Whenever I go to the farmers market, I definitely walk end to end before I make a purchase, and that way you can see what’s abundant, what everybody has, what’s coming in or out of season. And then I really buy the thing that looks the best to me. I know that’s vague, but I like shopping without a list and buying something that makes me hungry or inspires me to cook. It could be anything—it could be a big cluster of mushrooms; it could be a little, tiny watermelon; it could be multicolored eggplant.  

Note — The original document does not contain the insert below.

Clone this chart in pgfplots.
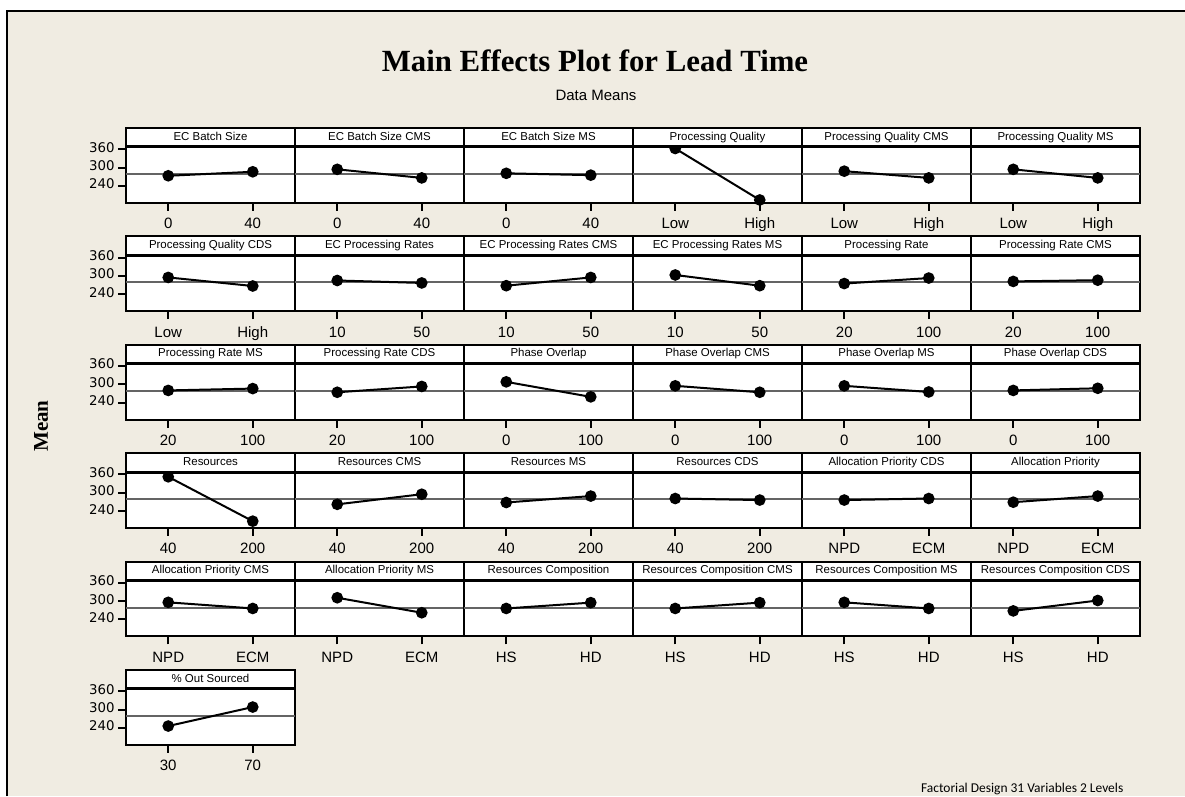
\documentclass[border=0pt]{standalone}
\usepackage{pgfplots}
\pgfplotsset{compat=1.18}
\usepackage{fontspec}
\setmainfont{Liberation Sans}
\newfontfamily\serifbold{Liberation Serif}
\newfontfamily\calibri{Carlito}
\newfontfamily\dejavu{DejaVu Sans}
\definecolor{paper}{RGB}{240,236,226}
\definecolor{meangray}{RGB}{100,100,100}

% One panel of the main effects grid: column, row, factor name, low level, high level
\pgfplotsset{
  panel/.style n args={5}{
    at={({(126+169*#1)*0.75pt},{-(202.7+108.4*#2)*0.75pt})},
    anchor=south west,
    scale only axis,
    width=126.75pt, height=41.55pt,
    xmin=-0.5, xmax=1.5, ymin=185, ymax=366,
    xtick={0,1}, xticklabels={#4,#5},
    ytick=\empty,
    tick pos=left, tick align=outside,
    major tick length=6pt,
    tick style={black, line width=1.5pt},
    axis line style={black, line width=1.5pt},
    axis background/.style={fill=white},
    clip=false,
    /pgf/number format/assume math mode=true,
    typeset ticklabels with strut,
    xticklabel style={font=\fontsize{11.25pt}{12pt}\selectfont, yshift=-1.5pt},
    yticklabel style={font=\dejavu\fontsize{10pt}{11pt}\selectfont, xshift=1pt},
    title={#3},
    every axis title shift=0pt,
    title style={at={(rel axis cs:0.5,1)}, anchor=south, yshift=0pt,
      draw=black, line width=1.5pt, fill=white, inner sep=0pt,
      minimum width=126.75pt, minimum height=13.75pt,
      text height=6.3pt, text depth=1.8pt,
      font=\fontsize{8.6pt}{10pt}\selectfont},
  },
  ylab/.style={ytick={240,300,360}},
  meanline/.style={meangray, line width=1.5pt, no marks, forget plot},
  effect/.style={black, line width=1.5pt, mark=*, mark size=3.6pt},
}

\begin{document}
\begin{tikzpicture}
\begin{scope}[x=0.75pt, y=-0.75pt]
  \path[use as bounding box] (0,0) rectangle (1185,796);
  \fill[white] (0,0) rectangle (1185,796);
  \fill[paper] (7,11) rectangle (1185,796);
  \draw[line width=1.5pt] (7,796) -- (7,11) -- (1185,11);
  \node[font=\serifbold\bfseries\fontsize{23.1pt}{25pt}\selectfont, anchor=base] at (595,71) {Main Effects Plot for Lead Time};
  \node[font=\fontsize{11.25pt}{12pt}\selectfont, anchor=base] at (596,100) {Data Means};
  \node[font=\serifbold\bfseries\fontsize{15.75pt}{17pt}\selectfont, rotate=90] at (41,426) {Mean};
  \node[font=\calibri\fontsize{10.1pt}{12pt}\selectfont, anchor=base east] at (1128,792) {Factorial Design 31 Variables 2 Levels};
\end{scope}

% ---------- row 1 ----------
\begin{axis}[panel={0}{0}{EC Batch Size}{0}{40}, ylab]
\addplot[meanline] coordinates {(-0.5,279) (1.5,279)};
\addplot[effect] coordinates {(0,273) (1,286)};
\end{axis}
\begin{axis}[panel={1}{0}{EC Batch Size CMS}{0}{40}]
\addplot[meanline] coordinates {(-0.5,279) (1.5,279)};
\addplot[effect] coordinates {(0,294) (1,266)};
\end{axis}
\begin{axis}[panel={2}{0}{EC Batch Size MS}{0}{40}]
\addplot[meanline] coordinates {(-0.5,279) (1.5,279)};
\addplot[effect] coordinates {(0,281) (1,275)};
\end{axis}
\begin{axis}[panel={3}{0}{Processing Quality}{Low}{High}]
\addplot[meanline] coordinates {(-0.5,279) (1.5,279)};
\addplot[effect] coordinates {(0,362) (1,194)};
\end{axis}
\begin{axis}[panel={4}{0}{Processing Quality CMS}{Low}{High}]
\addplot[meanline] coordinates {(-0.5,279) (1.5,279)};
\addplot[effect] coordinates {(0,288) (1,266)};
\end{axis}
\begin{axis}[panel={5}{0}{Processing Quality MS}{Low}{High}]
\addplot[meanline] coordinates {(-0.5,279) (1.5,279)};
\addplot[effect] coordinates {(0,294) (1,266)};
\end{axis}

% ---------- row 2 ----------
\begin{axis}[panel={0}{1}{Processing Quality CDS}{Low}{High}, ylab]
\addplot[meanline] coordinates {(-0.5,279) (1.5,279)};
\addplot[effect] coordinates {(0,295) (1,267)};
\end{axis}
\begin{axis}[panel={1}{1}{EC Processing Rates}{10}{50}]
\addplot[meanline] coordinates {(-0.5,279) (1.5,279)};
\addplot[effect] coordinates {(0,285) (1,277)};
\end{axis}
\begin{axis}[panel={2}{1}{EC Processing Rates CMS}{10}{50}]
\addplot[meanline] coordinates {(-0.5,279) (1.5,279)};
\addplot[effect] coordinates {(0,268) (1,295)};
\end{axis}
\begin{axis}[panel={3}{1}{EC Processing Rates MS}{10}{50}]
\addplot[meanline] coordinates {(-0.5,279) (1.5,279)};
\addplot[effect] coordinates {(0,303) (1,268)};
\end{axis}
\begin{axis}[panel={4}{1}{Processing Rate}{20}{100}]
\addplot[meanline] coordinates {(-0.5,279) (1.5,279)};
\addplot[effect] coordinates {(0,275) (1,293)};
\end{axis}
\begin{axis}[panel={5}{1}{Processing Rate CMS}{20}{100}]
\addplot[meanline] coordinates {(-0.5,279) (1.5,279)};
\addplot[effect] coordinates {(0,282) (1,286)};
\end{axis}

% ---------- row 3 ----------
\begin{axis}[panel={0}{2}{Processing Rate MS}{20}{100}, ylab]
\addplot[meanline] coordinates {(-0.5,279) (1.5,279)};
\addplot[effect] coordinates {(0,280) (1,286)};
\end{axis}
\begin{axis}[panel={1}{2}{Processing Rate CDS}{20}{100}]
\addplot[meanline] coordinates {(-0.5,279) (1.5,279)};
\addplot[effect] coordinates {(0,274) (1,293)};
\end{axis}
\begin{axis}[panel={2}{2}{Phase Overlap}{0}{100}]
\addplot[meanline] coordinates {(-0.5,279) (1.5,279)};
\addplot[effect] coordinates {(0,308) (1,259)};
\end{axis}
\begin{axis}[panel={3}{2}{Phase Overlap CMS}{0}{100}]
\addplot[meanline] coordinates {(-0.5,279) (1.5,279)};
\addplot[effect] coordinates {(0,295) (1,274)};
\end{axis}
\begin{axis}[panel={4}{2}{Phase Overlap MS}{0}{100}]
\addplot[meanline] coordinates {(-0.5,279) (1.5,279)};
\addplot[effect] coordinates {(0,295) (1,275)};
\end{axis}
\begin{axis}[panel={5}{2}{Phase Overlap CDS}{0}{100}]
\addplot[meanline] coordinates {(-0.5,279) (1.5,279)};
\addplot[effect] coordinates {(0,280) (1,287)};
\end{axis}

% ---------- row 4 ----------
\begin{axis}[panel={0}{3}{Resources}{40}{200}, ylab]
\addplot[meanline] coordinates {(-0.5,279) (1.5,279)};
\addplot[effect] coordinates {(0,352) (1,207)};
\end{axis}
\begin{axis}[panel={1}{3}{Resources CMS}{40}{200}]
\addplot[meanline] coordinates {(-0.5,279) (1.5,279)};
\addplot[effect] coordinates {(0,262) (1,295)};
\end{axis}
\begin{axis}[panel={2}{3}{Resources MS}{40}{200}]
\addplot[meanline] coordinates {(-0.5,279) (1.5,279)};
\addplot[effect] coordinates {(0,268) (1,289)};
\end{axis}
\begin{axis}[panel={3}{3}{Resources CDS}{40}{200}]
\addplot[meanline] coordinates {(-0.5,279) (1.5,279)};
\addplot[effect] coordinates {(0,281) (1,276)};
\end{axis}
\begin{axis}[panel={4}{3}{Allocation Priority CDS}{NPD}{ECM}]
\addplot[meanline] coordinates {(-0.5,279) (1.5,279)};
\addplot[effect] coordinates {(0,276) (1,281)};
\end{axis}
\begin{axis}[panel={5}{3}{Allocation Priority}{NPD}{ECM}]
\addplot[meanline] coordinates {(-0.5,279) (1.5,279)};
\addplot[effect] coordinates {(0,269) (1,289)};
\end{axis}

% ---------- row 5 ----------
\begin{axis}[panel={0}{4}{Allocation Priority CMS}{NPD}{ECM}, ylab]
\addplot[meanline] coordinates {(-0.5,279) (1.5,279)};
\addplot[effect] coordinates {(0,296) (1,276)};
\end{axis}
\begin{axis}[panel={1}{4}{Allocation Priority MS}{NPD}{ECM}]
\addplot[meanline] coordinates {(-0.5,279) (1.5,279)};
\addplot[effect] coordinates {(0,311) (1,262)};
\end{axis}
\begin{axis}[panel={2}{4}{Resources Composition}{HS}{HD}]
\addplot[meanline] coordinates {(-0.5,279) (1.5,279)};
\addplot[effect] coordinates {(0,276) (1,295)};
\end{axis}
\begin{axis}[panel={3}{4}{Resources Composition CMS}{HS}{HD}]
\addplot[meanline] coordinates {(-0.5,279) (1.5,279)};
\addplot[effect] coordinates {(0,276) (1,295)};
\end{axis}
\begin{axis}[panel={4}{4}{Resources Composition MS}{HS}{HD}]
\addplot[meanline] coordinates {(-0.5,279) (1.5,279)};
\addplot[effect] coordinates {(0,296) (1,276)};
\end{axis}
\begin{axis}[panel={5}{4}{Resources Composition CDS}{HS}{HD}]
\addplot[meanline] coordinates {(-0.5,279) (1.5,279)};
\addplot[effect] coordinates {(0,268) (1,302)};
\end{axis}

% ---------- row 6 ----------
\begin{axis}[panel={0}{5}{\% Out Sourced}{30}{70}, ylab]
\addplot[meanline] coordinates {(-0.5,279) (1.5,279)};
\addplot[effect] coordinates {(0,246) (1,308)};
\end{axis}
\end{tikzpicture}
\end{document}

What do you listen to while cooking? 

We pretty much have WNYC on all day, and then we switch over to a music playlist when we sit down. I have a 12-year-old and a 17-year-old, so it’s a wide range. We like a lot of ’80s/’90s R&B and hip-hop, we like some soul, we might listen to a good jazz mix, Frank Ocean might sneak in there, and my younger son really loves Queen and The Who. It’s eclectic! 

What’s an edible impulse buy you can never resist? 

I probably gravitate over to the cheese counter, charcuterie. I love sheep’s milk cheeses, and I love finding a cheese I haven’t had before. I like to snack around and talk to the cheesemonger.

What does comfort food mean to you?

Night cereal, which is cereal you eat at night! Bread and butter—that’s what my mom would bring to me when I was sick in bed. Rice is a big comfort food, for sure. Steamed rice that you can put broth into, grate Parmesan cheese into. I always have furikake in the house, which is a rice seasoning. They’re all very starchy. 

What’s your kids’ favorite meal that you cook?  

Definitely pasta. They’re good eaters when it comes to what kind of a sauce is on the pasta, but if there was one thing that everyone would get really excited about, it would be a ragù or meat sauce.

What thing gets the most use in your kitchen? 

There’s a section in That Sounds So Good called 10 Tools You May Not Have but Could Definitely Use. That’s where I think about specialty items that are so multipurpose. Wire spiders or metal skimmers—I have a six-inch one and an eight-inch one—and I use them every day. I use them to get pasta out of the boiling water and into the sauce, yesterday I blanched some corn kernels and I used that to strain them. They’re great for edamame, they’re great for any noodle, even lowering or lifting out eggs from hard boiling or making jammy eggs. I use them more than I use my colander. There are fancy ones that have stainless steel handles, but the ones that I like and find indestructible have the bamboo handle and the kind of woven—it looks like a metal mesh. I think they cost like $8 and they’re gonna last you 10 or 15 years. 

What are your favorite Instagram accounts to follow? 

There’s a few creators who just inspire me so much. One of them is this woman named Tuệ, her handle is @twaydabae. She makes reels where she talks straight to camera and makes incredible Vietnamese food. There’s another woman; her handle is @dobydobap. Her signature thing she says when she starts every video is “Don’t yuck my yum.” She makes traditional Korean dishes, and it’s always really beautiful and delicious-looking.

What’s your go-to hostess gift? 

I like to ask if there’s anything specific I can bring. But if not, I’ll bring a bottle of wine or some chocolate bars. Or if it’s a big party, like a holiday party, one of the best things you can bring is a bag of ice. It’s the thing you don’t think about and you always run out of.